Given information:
┌──

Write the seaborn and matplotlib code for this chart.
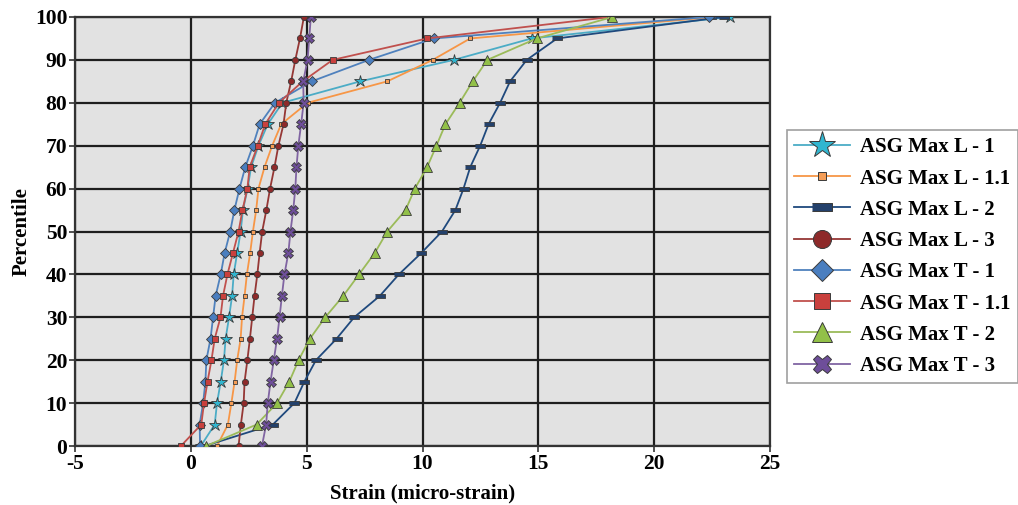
import matplotlib
matplotlib.use('Agg')
import matplotlib.pyplot as plt
from matplotlib.lines import Line2D
import seaborn as sns
import pandas as pd

pct = [0, 5, 10, 15, 20, 25, 30, 35, 40, 45, 50, 55, 60, 65, 70, 75, 80, 85, 90, 95, 100]

l1 = [0.43, 1.03, 1.13, 1.29, 1.43, 1.50, 1.65, 1.78, 1.85, 2.00, 2.15, 2.25, 2.45, 2.60, 2.92, 3.32, 3.95, 7.31, 11.35, 14.71, 23.27]
l11 = [1.13, 1.60, 1.75, 1.89, 2.00, 2.15, 2.21, 2.32, 2.42, 2.56, 2.68, 2.82, 2.92, 3.18, 3.51, 3.90, 5.04, 8.48, 10.44, 12.06, 22.60]
l2 = [0.60, 3.54, 4.47, 4.90, 5.40, 6.29, 7.05, 8.16, 8.98, 9.95, 10.84, 11.42, 11.77, 12.06, 12.49, 12.85, 13.35, 13.78, 14.50, 15.81, 23.00]
l3 = [2.06, 2.16, 2.28, 2.32, 2.44, 2.55, 2.65, 2.75, 2.87, 2.97, 3.08, 3.26, 3.42, 3.61, 3.78, 4.00, 4.12, 4.33, 4.51, 4.71, 4.88]
t1 = [0.40, 0.38, 0.53, 0.63, 0.67, 0.85, 0.96, 1.07, 1.29, 1.46, 1.70, 1.88, 2.10, 2.35, 2.68, 2.97, 3.63, 5.22, 7.69, 10.49, 22.35]
t11 = [-0.43, 0.45, 0.57, 0.72, 0.89, 1.03, 1.28, 1.39, 1.58, 1.82, 2.06, 2.23, 2.44, 2.54, 2.89, 3.21, 3.80, 4.83, 6.12, 10.20, 18.10]
t2 = [0.66, 2.84, 3.72, 4.25, 4.65, 5.14, 5.80, 6.58, 7.26, 7.94, 8.48, 9.27, 9.67, 10.20, 10.60, 10.99, 11.60, 12.17, 12.80, 14.93, 18.20]
t3 = [3.07, 3.25, 3.32, 3.44, 3.58, 3.72, 3.83, 3.93, 4.04, 4.21, 4.30, 4.42, 4.51, 4.56, 4.64, 4.76, 4.87, 4.85, 5.04, 5.11, 5.18]

names = ['ASG Max L - 1', 'ASG Max L - 1.1', 'ASG Max L - 2', 'ASG Max L - 3',
         'ASG Max T - 1', 'ASG Max T - 1.1', 'ASG Max T - 2', 'ASG Max T - 3']
values = [l1, l11, l2, l3, t1, t11, t2, t3]

line_colors = ['#4bacc6', '#f79646', '#1f497d', '#953735', '#4f81bd', '#c0504d', '#9bbb59', '#8064a2']
face_colors = ['#31b6d0', '#f59d56', '#24416b', '#8e2a2a', '#4a7ebf', '#c9403d', '#92c048', '#6e4e9a']
rect = [(-1, -0.38), (1, -0.38), (1, 0.38), (-1, 0.38)]
markers = ['*', 's', rect, 'o', 'D', 's', '^', 'X']
plot_ms = [9, 3.2, 7, 4.5, 5, 5, 6.5, 6.5]
leg_ms = [20, 6, 15, 13, 11, 12, 14, 13]

plt.rcParams['font.family'] = ['Liberation Serif', 'DejaVu Serif']
plt.rcParams['font.weight'] = 'bold'
plt.rcParams['axes.unicode_minus'] = False

fig = plt.figure(figsize=(10.18, 5.05), dpi=100)
ax = fig.add_axes([75 / 1018, 1 - 446 / 505, 695 / 1018, 429 / 505])
ax.set_facecolor('#e2e2e2')

for i, name in enumerate(names):
    df = pd.DataFrame({'x': values[i], 'y': pct})
    sns.lineplot(data=df, x='x', y='y', ax=ax, sort=False, estimator=None,
                 color=line_colors[i], linewidth=1.3, marker=markers[i],
                 markersize=plot_ms[i], markerfacecolor=face_colors[i],
                 markeredgecolor='#3a3a3a', markeredgewidth=0.6, zorder=3 + i)

ax.set_xlim(-5, 25)
ax.set_ylim(0, 100)
ax.set_xticks(range(-5, 26, 5))
ax.set_yticks(range(0, 101, 10))
ax.grid(True, color='#1e1e1e', linewidth=1.6)
ax.set_axisbelow(True)
for s in ax.spines.values():
    s.set_color('#333333')
    s.set_linewidth(1.6)
ax.tick_params(labelsize=15.5, length=4, width=1.2, color='#333333', pad=1.5)
ax.set_xlabel('Strain (micro-strain)', fontsize=15, fontweight='bold', labelpad=7)
ax.set_ylabel('Percentile', fontsize=15, fontweight='bold', labelpad=2)

handles = []
for i, name in enumerate(names):
    handles.append(Line2D([0], [0], color=line_colors[i], linewidth=1.3, marker=markers[i],
                          markersize=leg_ms[i], markerfacecolor=face_colors[i],
                          markeredgecolor='#3a3a3a', markeredgewidth=0.7, label=name))
leg = fig.legend(handles=handles, loc='upper left', bbox_to_anchor=(787 / 1018, 1 - 130 / 505),
                 frameon=True, fancybox=False, fontsize=15, handlelength=2.65,
                 labelspacing=0.54, borderpad=0.35, handletextpad=0.5, borderaxespad=0)
leg.get_frame().set_edgecolor('#888888')
leg.get_frame().set_linewidth(1.2)
for t in leg.get_texts():
    t.set_fontweight('bold')

fig.savefig('out.png', dpi=100)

└──

Directions:
Every line from the top of the material above through the line with "90, 95, 100]" should be duplicated exactly, please; leave out the pictures.

The completed task:
Write the seaborn and matplotlib code for this chart.
import matplotlib
matplotlib.use('Agg')
import matplotlib.pyplot as plt
from matplotlib.lines import Line2D
import seaborn as sns
import pandas as pd

pct = [0, 5, 10, 15, 20, 25, 30, 35, 40, 45, 50, 55, 60, 65, 70, 75, 80, 85, 90, 95, 100]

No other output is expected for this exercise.